Luke J. Pecoraro, PhD

George Washington’s Mount Vernon, Mount Vernon, VA.

Luke is a historical archaeologist currently employed as the Assistant Director for Archaeological Research at George Washington’s Mount Vernon. He has worked in cultural resource management archaeology in the mid-Atlantic, the Chesapeake and New England on a variety of prehistoric and historic sites, and for several years as a staff archaeologist on the Jamestown Rediscovery project. Research interests include intercolonial migration and trade in the 17th century Chesapeake, relationships between English plantations in Ireland and Virginia, and the settlement of the English Caribbean. Luke is also a research archaeologist for the First Colony Foundation, searching for the 16th century “Lost Colony” on Roanoke Island, and a team member of the Survey and Landscape Archaeology on Montserrat (SLAM) project in the British West Indies. He holds a Bachelor’s degree in history (Virginia Commonwealth University) a Master’s in archaeology (Boston University) a PhD from Boston University with his dissertation focused on the cultural landscape of Daniel Gookin Jr. (1612–1687).
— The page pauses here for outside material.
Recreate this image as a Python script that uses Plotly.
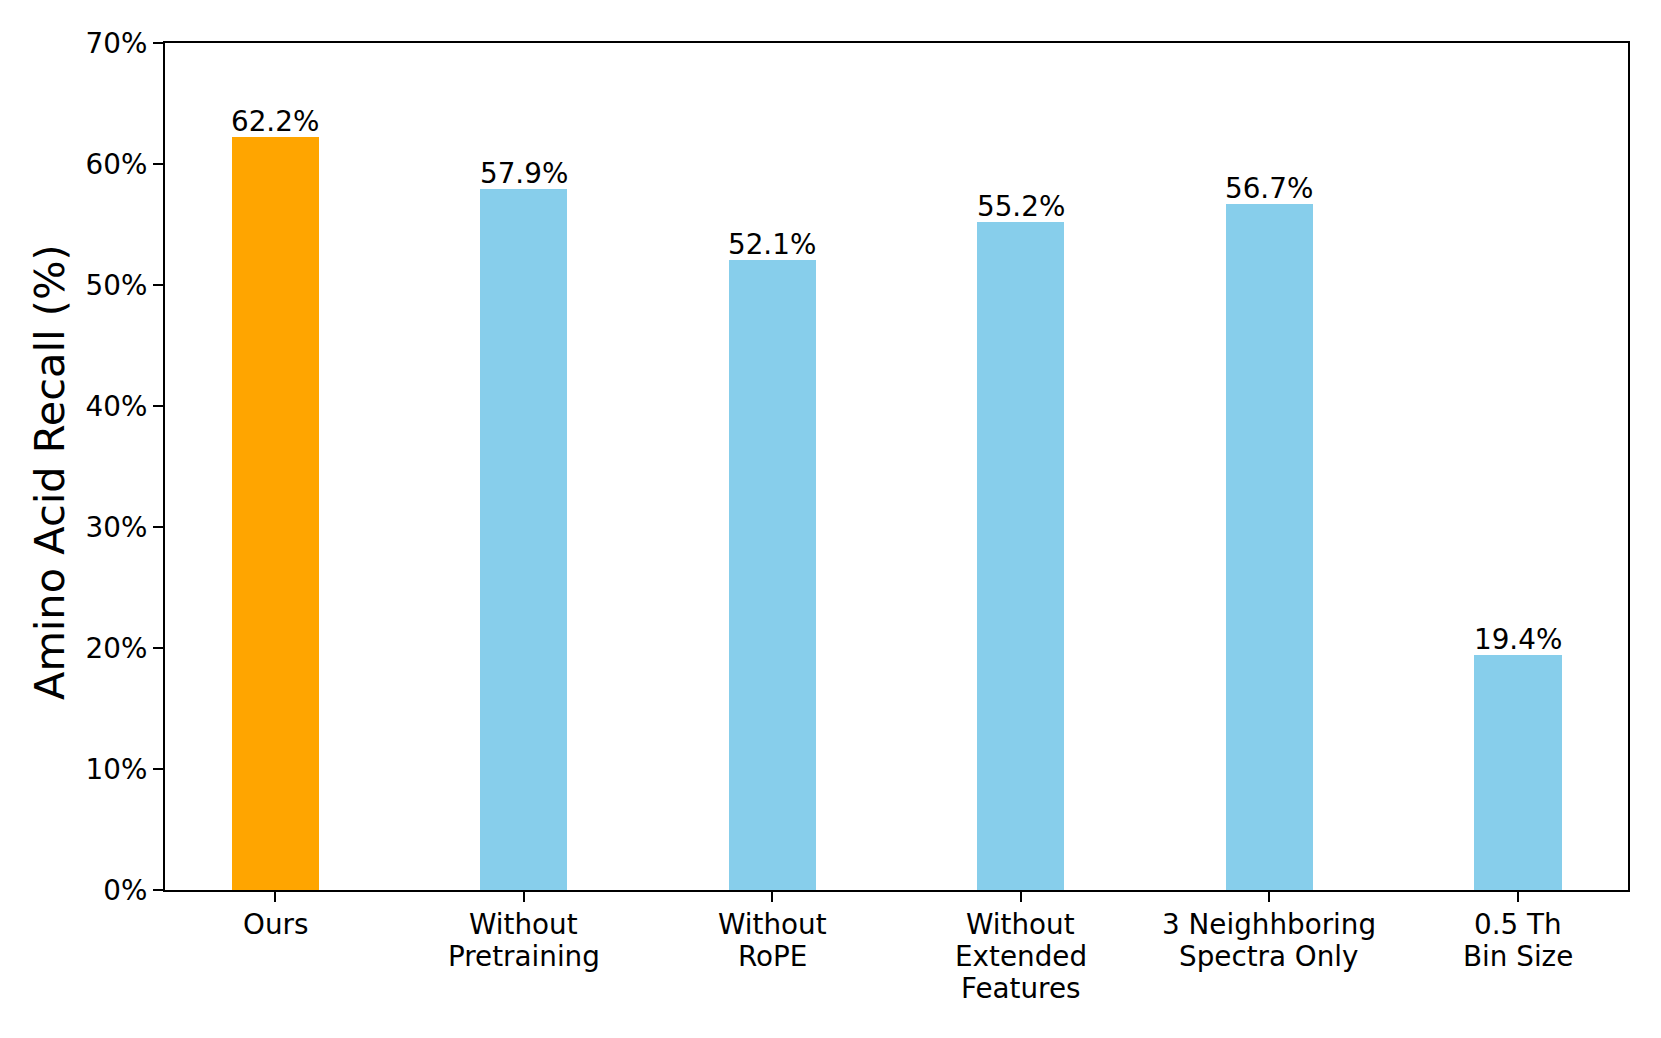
import plotly.graph_objects as go

categories = [["Ours"], ["Without", "Pretraining"], ["Without", "RoPE"],
              ["Without", "Extended", "Features"], ["3 Neighhboring", "Spectra Only"],
              ["0.5 Th", "Bin Size"]]
values = [62.2, 57.9, 52.1, 55.2, 56.7, 19.4]
colors = ["#FFA500", "#87CEEB", "#87CEEB", "#87CEEB", "#87CEEB", "#87CEEB"]
y_ticks = [0, 10, 20, 30, 40, 50, 60, 70]
y_ticklabels = [f"{t}%" for t in y_ticks]

# page body has an 8px margin; compensate
OFF = 8
W, H = 1661 - OFF, 1038 - OFF
L, R, T, B = 165 - OFF, 33, 43 - OFF, 148
FONT = "DejaVu Sans"
FS = 27.8
PW, PH = W - L - R, H - T - B

x = list(range(len(categories)))
fig = go.Figure()
fig.add_trace(go.Bar(
    x=x, y=values, width=0.35, marker=dict(color=colors, line=dict(width=0)),
    cliponaxis=False, showlegend=False, hoverinfo="y",
))

# value labels above bars
for xi, v in zip(x, values):
    fig.add_annotation(
        x=xi, y=v, xref="x", yref="y", text=f"{v:.1f}%", showarrow=False,
        xanchor="center", yanchor="bottom", yshift=-3,
        font=dict(family=FONT, size=FS, color="black"),
    )

# category tick labels (matplotlib-like line spacing)
for xi, lines in zip(x, categories):
    for k, line in enumerate(lines):
        fig.add_annotation(
            x=xi, y=0, xref="x", yref="paper", text=line, showarrow=False,
            xanchor="center", yanchor="middle", yshift=-(34.5 + k * 32.2),
            font=dict(family=FONT, size=FS, color="black"),
        )

fig.update_layout(
    width=W, height=H, margin=dict(l=L, r=R, t=T, b=B, autoexpand=False),
    plot_bgcolor="white", paper_bgcolor="white",
    font=dict(family=FONT, size=FS, color="black"),
    bargap=0,
)
fig.update_xaxes(
    range=[-0.4425, 5.4425], tickmode="array", tickvals=x, showticklabels=False,
    showline=True, linecolor="black", linewidth=2.2, mirror=True,
    ticks="outside", ticklen=10, tickwidth=2.2, tickcolor="black",
    showgrid=False, zeroline=False, automargin=False,
)
fig.update_yaxes(
    range=[0, 70], tickmode="array", tickvals=y_ticks, ticktext=y_ticklabels,
    showline=True, linecolor="black", linewidth=2.2, mirror=True,
    ticks="outside", ticklen=10, tickwidth=2.2, tickcolor="black",
    showgrid=False, zeroline=False, automargin=False,
    tickfont=dict(family=FONT, size=FS, color="black"),
)
fig.add_annotation(
    text="Amino Acid Recall (%)", textangle=-90, showarrow=False,
    xref="paper", yref="paper", x=(50 - 165) / PW, y=1 - (472 - 43) / PH,
    xanchor="center", yanchor="middle",
    font=dict(family=FONT, size=41.5, color="black"),
)
fig.write_html("out.html")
Luke is an active member of several professional organizations including the Society for Historical Archaeology regularly presents papers at the annual meeting. Recent publications include “If you should want more, or any of your neighbors want any”: Washington’s Whiskey Distillery and the Plantation and Town. In Urbanism in the Early Chesapeake, edited by Julia A. King and Hank D. Lutton. Gainesville: University Press of Florida [2015], and a book chapter as a co-author with John Cherry and Krysta Ryzewski, “A Kind of Sacred Place”: The Rock and Roll Ruins of AIR Studios, Montserrat.” In Archaeologies of Mobility and Movement, edited by M.C. Beaudry and T.G. Parno, 181–198. New York: Springer [2013].